Blame should also fall on Linda Woolverton’s mechanical script. Lacking the original story’s merit, the uninteresting twists and turns illustrate this trend’s greatest flaw – it’s difficult rooting for the bad guy. Her screenplay, presenting Maleficent as a lively warrior in the first half, displays promise as a Jolie-driven vehicle. Developing tragic and determined characters on both sides, the narrative bursts to life early on. However, borrowing from Stardust and Mirror Mirror, the tonal shifts will confuse kids and bore adults. Flickering from sickeningly sullen to whimsically light-hearted, this adventure becomes a studio-controlled creation. In particular, Imelda Staunton, Juno Temple, and Leslie Manville’s fairy characters deliver generic, Three Stooges-like jokes unworthy of their spectacular talents. Bowing to Jolie’s every demand, the studio executives understand why this adaptation exists. Jolie, Hurling her immaculate range and passion into this role, overshadows the supporting cast. Coveting the promotional material, her immense prowess pushes her away from believability. Failing to connect with her fellow cast, certain characters, Sam Riley’s crow/human hybrid especially, become needless and obvious foils for her enrapturing character. Stranded in Jolie’s line of sight, Fanning is stuck in a one-dimensional role. Perplexed by the most mediocre of sights, Aurora’s presence becomes grating. In addition, Copley’s performance, harmed by a wavering accent, falters whenever he and Jolie share the screen. His character’s tedious arc makes us miss Maleficent whenever she drifts into the shadows.

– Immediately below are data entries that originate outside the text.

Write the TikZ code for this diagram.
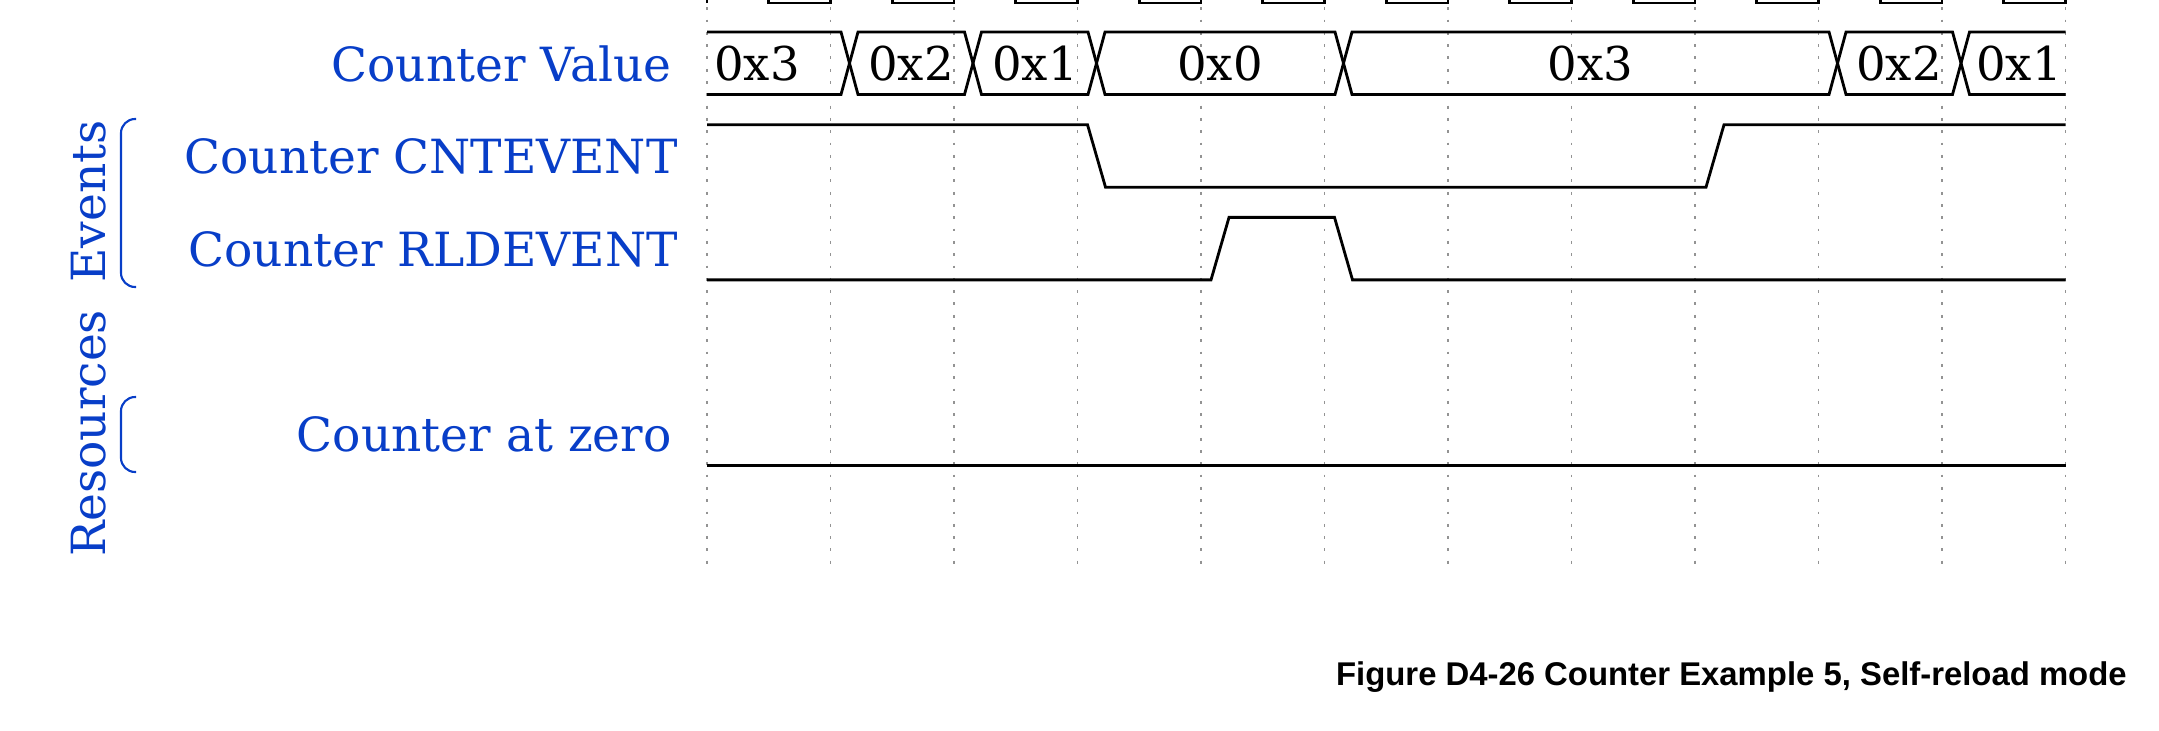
\documentclass[tikz,border=0pt]{standalone}
\usepackage{fontspec}
\setmainfont{DejaVu Serif}
\newfontfamily\captionfont{Liberation Sans}
\definecolor{labelblue}{RGB}{8,62,200}
\tikzset{
	sig/.style={line width=1.6pt},
	grid line/.style={gray!85, line width=0.8pt, dash pattern=on 1.6pt off 5.4pt},
	lbl/.style={text=labelblue, font=\fontsize{26.8}{30}\selectfont, inner sep=0pt},
	busval/.style={font=\fontsize{26.5}{30}\selectfont, inner sep=0pt, anchor=base},
	brace/.style={draw=labelblue, line width=1.2pt, rounded corners=8pt},
}
\begin{document}
\begin{tikzpicture}[x=0.02cm, y=-0.02cm]
	\useasboundingbox (0,0) rectangle (2159,730);
	\clip (0,0) rectangle (2159,730);
	\foreach \i in {0,...,11}
		\draw[grid line] ({707+123.5*\i},-5) -- ({707+123.5*\i},571);
	\draw[sig] (707,3) \foreach \i in {0,...,10} { -- ({707+123.5*\i},-61) -- ({768.75+123.5*\i},-61) -- ({768.75+123.5*\i},3) -- ({830.5+123.5*\i},3) } -- (2065.5,-61);
	\draw[sig] (707,32) -- (841,32) -- (849.5,63.25) -- (841,94.5) -- (707,94.5);
	\foreach \a/\b in {849.5/973, 973/1096.5, 1096.5/1343.5, 1343.5/1837.5, 1837.5/1961}
		\draw[sig] (\a,63.25) -- ({\a+8.5},32) -- ({\b-8.5},32) -- (\b,63.25) -- ({\b-8.5},94.5) -- ({\a+8.5},94.5) -- cycle;
	\draw[sig] (2065.5,32) -- (1969.5,32) -- (1961,63.25) -- (1969.5,94.5) -- (2065.5,94.5);
	\foreach \x/\v [count=\k] in {757/0x3, 911/0x2, 1035/0x1, 1220/0x0, 1590.5/0x3, 1899/0x2, 2019/0x1}
		\node[busval] (val\k) at (\x,80) {\v};
	\draw[sig] (707,124.7) -- (1087.5,124.7) -- (1105.5,187.2) -- (1706,187.2) -- (1724,124.7) -- (2065.5,124.7);
	\draw[sig] (707,279.9) -- (1211,279.9) -- (1229,217.4) -- (1334.5,217.4) -- (1352.5,279.9) -- (2065.5,279.9);
	\draw[sig] (707,465.3) -- (2065.5,465.3);
	\node[lbl, anchor=base east] (value) at (672,81) {Counter Value};
	\node[lbl, anchor=base east] (cntevent) at (678,173.7) {Counter CNTEVENT};
	\node[lbl, anchor=base east] (rldevent) at (678,266.4) {Counter RLDEVENT};
	\node[lbl, anchor=base east] (atzero) at (672,451.8) {Counter at zero};
	\node[lbl, rotate=90, anchor=base] (events) at (105,201.5) {Events};
	\node[lbl, rotate=90, anchor=base] (resources) at (105,433.4) {Resources};
	\draw[brace] (136,119) -- (121,119) -- (121,287) -- (136,287);
	\draw[brace] (136,397) -- (121,397) -- (121,472) -- (136,472);
	\node[font=\captionfont\bfseries\fontsize{18.7}{22}\selectfont, anchor=base east, inner sep=0pt] (caption) at (2127,685) {Figure D4-26 Counter Example 5, Self-reload mode};
\end{tikzpicture}
\end{document}
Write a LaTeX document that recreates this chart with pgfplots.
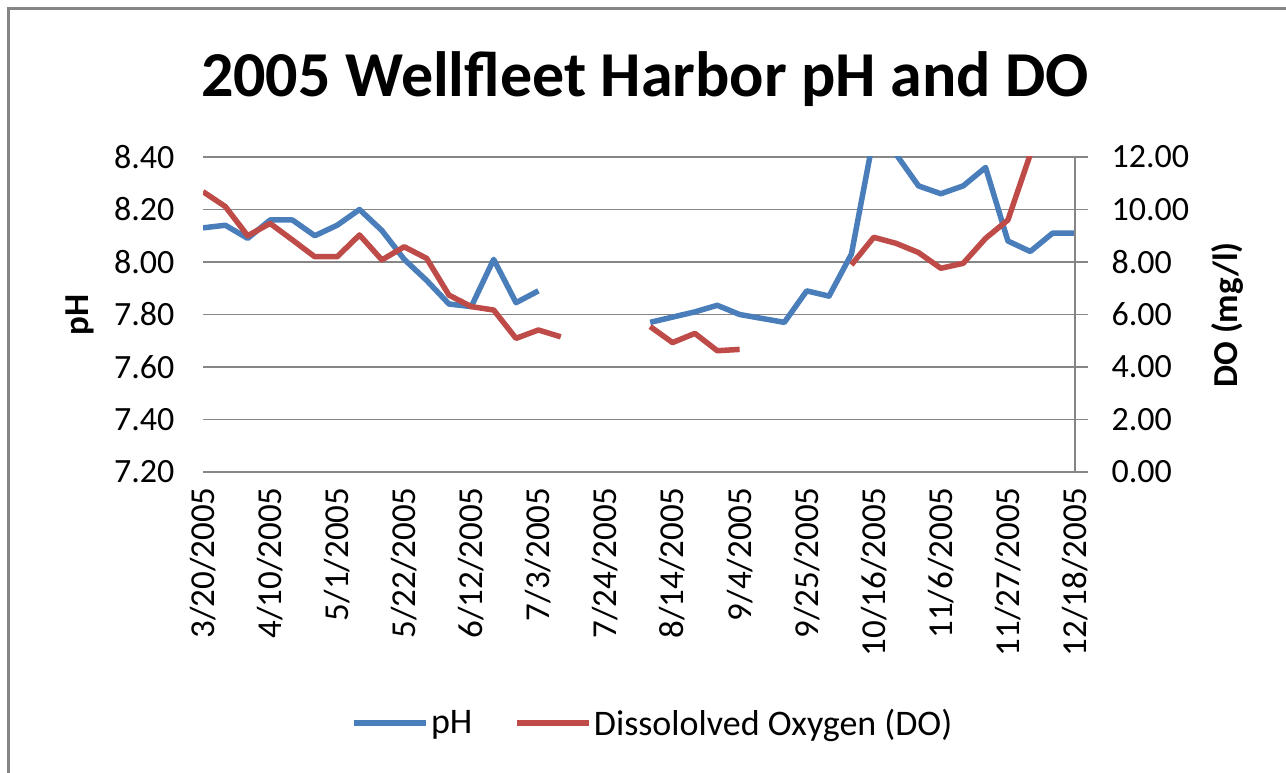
\documentclass[border=0pt]{standalone}
\usepackage{fontspec}
\setmainfont{Carlito}
\usepackage{pgfplots}
\usepackage{pgfplotstable}
\pgfplotsset{compat=1.18}
\definecolor{phblue}{HTML}{4A7EBB}
\definecolor{dored}{HTML}{BE4B48}
\definecolor{axgray}{HTML}{868686}

\pgfplotstableread{
week pH DO
0 8.13 10.68
1 8.14 10.11
2 8.09 9.00
3 8.16 9.47
4 8.16 8.84
5 8.10 8.20
6 8.14 8.20
7 8.20 9.03
8 8.12 8.08
9 8.01 8.58
10 7.93 8.14
11 7.84 6.74
12 7.83 6.30
13 8.01 6.17
14 7.845 5.09
15 7.89 5.41
16 nan 5.15
17 nan nan
18 nan nan
19 nan nan
20 7.77 5.54
21 7.79 4.93
22 7.81 5.28
23 7.835 4.62
24 7.80 4.67
25 7.785 nan
26 7.77 nan
27 7.89 nan
28 7.87 nan
29 8.03 7.89
30 8.48 8.94
31 8.41 8.71
32 8.29 8.36
33 8.26 7.76
34 8.29 7.95
35 8.36 8.90
36 8.08 9.60
37 8.04 12.10
38 8.11 13.00
39 8.11 13.50
}\datatable

\begin{document}
\begin{tikzpicture}[x=1pt,y=1pt]
\useasboundingbox (0,0) rectangle (1286,773);
\draw[axgray, line width=3.5pt] (8.5,-20) -- (8.5,764.5) -- (1300,764.5);
\node[anchor=base, font=\fontsize{64}{77}\selectfont\bfseries] at (645,676) {2005 Wellfleet Harbor pH and DO};
\node[rotate=90, font=\fontsize{35}{42}\selectfont\bfseries] at (80,458) {pH};
\node[rotate=90, font=\fontsize{35}{42}\selectfont\bfseries] at (1227,458) {DO (mg/l)};
\begin{axis}[
  at={(203pt,301pt)}, anchor=south west,
  scale only axis, width=872pt, height=315pt,
  xmin=0, xmax=39, ymin=7.2, ymax=8.4,
  axis x line*=bottom, axis y line*=left,
  x axis line style={draw=axgray, line width=1.5pt, -},
  y axis line style={draw=none},
  xtick={0,3,...,39},
  xticklabels={3/20/2005,4/10/2005,5/1/2005,5/22/2005,6/12/2005,7/3/2005,7/24/2005,8/14/2005,9/4/2005,9/25/2005,10/16/2005,11/6/2005,11/27/2005,12/18/2005},
  ytick={7.2,7.4,7.6,7.8,8.0,8.2,8.4},
  ymajorgrids, major grid style={axgray, line width=1.5pt},
  tick style={draw=none},
  /pgf/number format/assume math mode=true,
  y tick label style={font=\fontsize{34}{40}\selectfont, anchor=east, xshift=-25pt, /pgf/number format/fixed, /pgf/number format/fixed zerofill, /pgf/number format/precision=2},
  x tick label style={rotate=90, anchor=east, font=\fontsize{35}{42}\selectfont},
  xticklabel shift=12pt,
  unbounded coords=jump,
]
\addplot[phblue, line width=5.5pt, line join=round] table[x=week,y=pH]{\datatable};
\end{axis}
\begin{axis}[
  at={(203pt,301pt)}, anchor=south west,
  scale only axis, width=872pt, height=315pt,
  xmin=0, xmax=39, ymin=0, ymax=12,
  axis x line=none, axis y line*=right,
  y axis line style={draw=axgray, line width=1.5pt, -},
  ytick={0,2,4,6,8,10,12},
  ytick style={draw=axgray, line width=1.5pt},
  tick align=outside, major tick length=13pt,
  /pgf/number format/assume math mode=true,
  y tick label style={font=\fontsize{34}{40}\selectfont, anchor=west, /pgf/number format/fixed, /pgf/number format/fixed zerofill, /pgf/number format/precision=2},
  yticklabel shift=20pt,
  unbounded coords=jump,
  legend columns=2,
  legend style={draw=none, fill=none, font=\fontsize{36}{43}\selectfont, at={(0.516,-0.797)}, anchor=center, /tikz/every even column/.append style={column sep=40pt}},
  legend image code/.code={\draw[#1] (0pt,0pt) -- (72pt,0pt);},
]
\addlegendimage{phblue, line width=5.5pt}
\addlegendentry{pH}
\addplot[dored, line width=5.5pt, line join=round] table[x=week,y=DO]{\datatable};
\addlegendentry{Dissololved Oxygen (DO)}
\end{axis}
\end{tikzpicture}
\end{document}
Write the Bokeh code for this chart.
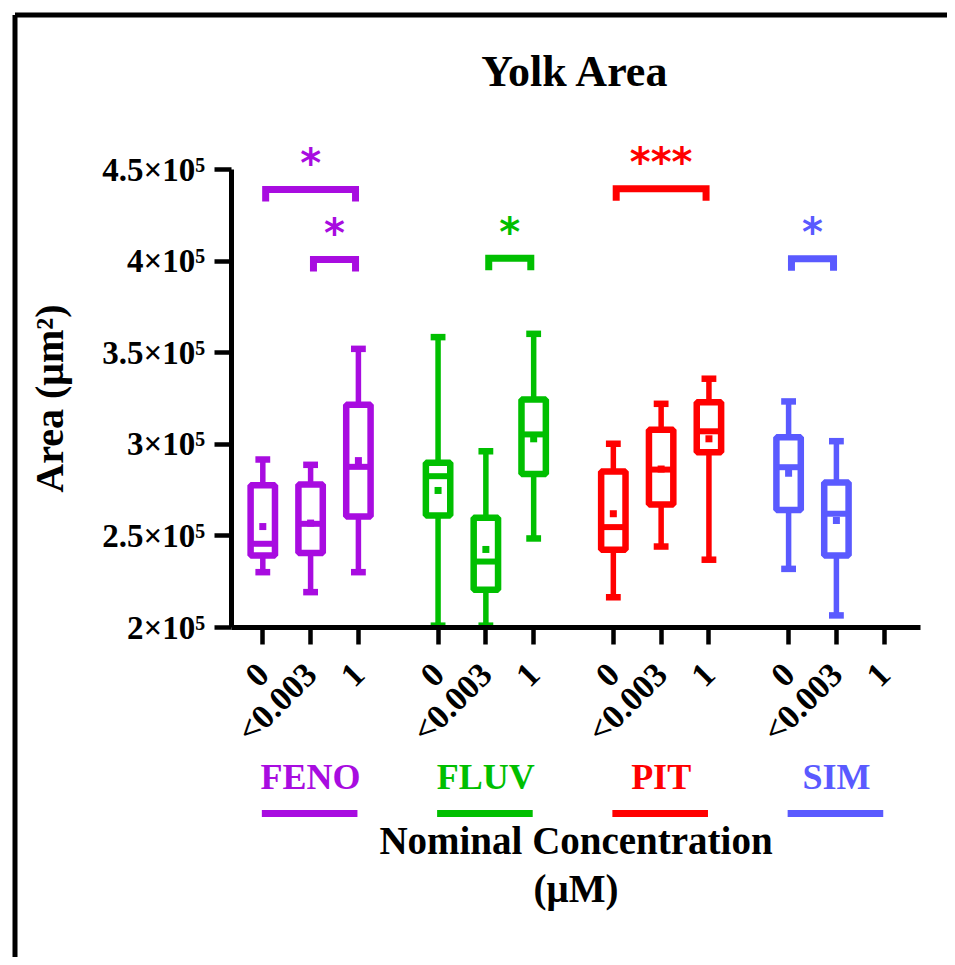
import math
from bokeh.plotting import figure
from bokeh.models import LinearAxis, FixedTicker, Range1d
from bokeh.core.properties import value
from bokeh.embed import file_html
from bokeh.resources import INLINE

# ---------------- data ----------------
drugs = ["FENO", "FLUV", "PIT", "SIM"]
drug_colors = ["#A80CE0", "#00BF00", "#FF0000", "#5A5AFF"]
conc_labels = ["0", "<0.003", "1"]

y_ticks = [200000, 250000, 300000, 350000, 400000, 450000]
y_tick_labels = ["2×10⁵", "2.5×10⁵", "3×10⁵", "3.5×10⁵", "4×10⁵", "4.5×10⁵"]

# box-and-whisker statistics (µm²); SIM at 1 µM has no data
box_drug = ["FENO", "FENO", "FENO", "FLUV", "FLUV", "FLUV", "PIT", "PIT", "PIT", "SIM", "SIM"]
box_conc = ["0", "<0.003", "1", "0", "<0.003", "1", "0", "<0.003", "1", "0", "<0.003"]
whisk_lo = [230200, 219300, 230200, 201000, 201000, 248600, 216500, 244200, 237000, 232000, 206600]
q1       = [239300, 240600, 260600, 261100, 220600, 283800, 242400, 267100, 295700, 264200, 239300]
median   = [245700, 256600, 287700, 282600, 236000, 305400, 254800, 286200, 307100, 287500, 262100]
q3       = [277700, 278000, 321600, 289900, 259900, 324500, 285200, 307900, 323000, 303900, 279100]
whisk_hi = [291700, 288800, 352100, 358500, 296200, 360300, 300300, 322100, 335800, 323400, 301700]
mean_val = [255100, 257000, 291100, 274800, 242600, 303000, 262100, 286500, 303000, 284200, 258400]

# significance brackets
sig_drug  = ["FENO", "FENO", "FLUV", "PIT", "SIM"]
sig_from  = ["0", "<0.003", "<0.003", "0", "0"]
sig_to    = ["1", "1", "1", "1", "<0.003"]
sig_level = [439100, 400900, 401600, 439500, 401300]
sig_text  = ["*", "*", "*", "***", "*"]

# ---------------- layout helpers ----------------
W, H = 947, 957
PX_X = 1 / 47.8          # slot units per pixel
PX_Y = 100000 / 183.2    # value units per pixel
ORIGIN_X = 262.3         # canvas x of first slot
ORIGIN_Y = 627.0         # canvas y of 2e5
GROUP_STEP = 11 / 3

def cx(px):   # canvas x -> data x
    return (px - ORIGIN_X) * PX_X

def cy(py):   # canvas y -> data y
    return 200000 + (ORIGIN_Y - py) * PX_Y

def slot(drug, conc):
    return drugs.index(drug) * GROUP_STEP + conc_labels.index(conc)

color_of = dict(zip(drugs, drug_colors))

p = figure(width=W, height=H, output_backend="svg", toolbar_location=None,
           x_axis_type=None, y_axis_type=None, min_border=0,
           x_range=Range1d(cx(0), cx(W)), y_range=Range1d(cy(H), cy(0)))
p.grid.visible = False
p.outline_line_color = None
p.background_fill_color = "white"
p.border_fill_color = "white"

FONT = "Liberation Serif"

# axes
x_left = cx(230.7)
x_right = cx(920.0)
tick_pos = [g * GROUP_STEP + k for g in range(len(drugs)) for k in range(len(conc_labels))]
xaxis = LinearAxis(fixed_location=200000, bounds=(x_left, x_right),
                   ticker=FixedTicker(ticks=tick_pos),
                   major_label_overrides={t: conc_labels[i % 3] for i, t in enumerate(tick_pos)})
xaxis.major_label_orientation = math.pi / 4
xaxis.axis_label = "Nominal Concentration\n(μM)"
yaxis = LinearAxis(fixed_location=x_left, bounds=(200000, 450000),
                   ticker=FixedTicker(ticks=y_ticks),
                   major_label_overrides=dict(zip(y_ticks, y_tick_labels)))
yaxis.axis_label = "Area (μm²)"
for ax in (xaxis, yaxis):
    ax.axis_line_width = 5
    ax.axis_line_color = "black"
    ax.major_tick_line_width = 4.5
    ax.major_tick_out = 17
    ax.major_tick_in = 0
    ax.minor_tick_line_color = None
    ax.major_label_text_font = FONT
    ax.major_label_text_font_style = "bold"
    ax.major_label_text_color = "black"
    ax.axis_label_text_font = FONT
    ax.axis_label_text_font_style = "bold"
    ax.axis_label_text_color = "black"
xaxis.major_label_text_font_size = "34px"
xaxis.major_label_standoff = 24
xaxis.axis_label_text_font_size = "39px"
xaxis.axis_label_text_line_height = 1.1
xaxis.axis_label_standoff = 54
yaxis.major_label_text_font_size = "33px"
yaxis.major_label_standoff = 9
yaxis.axis_label_text_font_size = "40px"
yaxis.axis_label_standoff = 28
p.add_layout(xaxis, "below")
p.add_layout(yaxis, "left")

# outer frame (top and left edges)
fx, fy = cx(14.5), cy(14.5)
p.segment(x0=[fx, fx], y0=[fy, fy], x1=[cx(W + 20), fx], y1=[fy, cy(H + 20)],
          line_color="black", line_width=5)

# boxes
bx = [slot(d, c) for d, c in zip(box_drug, box_conc)]
bc = [color_of[d] for d in box_drug]
BOX_W = 0.51
CAP_W = 0.31
p.segment(x0=bx, y0=q3, x1=bx, y1=whisk_hi, line_color=bc, line_width=5.5)
p.segment(x0=bx, y0=q1, x1=bx, y1=whisk_lo, line_color=bc, line_width=5.5)
p.segment(x0=[x - CAP_W / 2 for x in bx], y0=whisk_hi, x1=[x + CAP_W / 2 for x in bx], y1=whisk_hi,
          line_color=bc, line_width=6.5)
p.segment(x0=[x - CAP_W / 2 for x in bx], y0=whisk_lo, x1=[x + CAP_W / 2 for x in bx], y1=whisk_lo,
          line_color=bc, line_width=6.5)
p.vbar(x=bx, width=BOX_W, bottom=q1, top=q3, fill_color="white", line_color=bc, line_width=6.5)
p.segment(x0=[x - BOX_W / 2 for x in bx], y0=median, x1=[x + BOX_W / 2 for x in bx], y1=median,
          line_color=bc, line_width=6)
p.scatter(x=bx, y=mean_val, marker="square", size=7, fill_color=bc, line_color=None)

# significance brackets
LEG = 12 * PX_Y
INSET = 0.06
xs, ys, sc, tx, ty = [], [], [], [], []
for d, a, b, lvl, t in zip(sig_drug, sig_from, sig_to, sig_level, sig_text):
    xa, xb = slot(d, a) + INSET, slot(d, b) - INSET
    xs.append([xa, xa, xb, xb])
    ys.append([lvl - LEG, lvl, lvl, lvl - LEG])
    sc.append(color_of[d])
    tx.append((xa + xb) / 2)
    ty.append(lvl + 26.5 * PX_Y)
p.multi_line(xs=xs, ys=ys, line_color=sc, line_width=7, line_join="miter")
p.text(x=tx, y=ty, text=sig_text, text_color=sc, text_font=value("DejaVu Sans"),
       text_font_style="bold", text_font_size="40px", text_align="center",
       text_baseline="alphabetic")

# title
p.text(x=[cx(575)], y=[cy(71)], text=["Yolk Area"], text_color="black",
       text_font=value(FONT), text_font_style="bold", text_font_size="44px",
       text_align="center", text_baseline="alphabetic")

# drug group labels and underlines
gx = [g * GROUP_STEP + 1 for g in range(len(drugs))]
p.text(x=gx, y=[cy(776.5)] * len(drugs), text=drugs, text_color=drug_colors,
       text_font=value(FONT), text_font_style="bold", text_font_size="36px",
       text_align="center", text_baseline="alphabetic")
p.segment(x0=[g * GROUP_STEP - 0.02 for g in range(len(drugs))], y0=[cy(813)] * len(drugs),
          x1=[g * GROUP_STEP + 1.98 for g in range(len(drugs))], y1=[cy(813)] * len(drugs),
          line_color=drug_colors, line_width=7)

open("out.html", "w").write(file_html(p, INLINE))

Lacking a Rupert Sanders/Kristen Stewart-level controversy, Maleficent lacks significant resources to stand above this year’s blockbusters. Stromberg and Woolverton, aiming to appeal to current trends and multiple demographics, develop an unoriginal, plodding, and unappealing fantasy epic. However, this does indeed mark a noticeable return to Tinsel-town for Jolie. Thanks to her slender frame and rousing delivery, Jolie’s performance sticks out like a broken wing.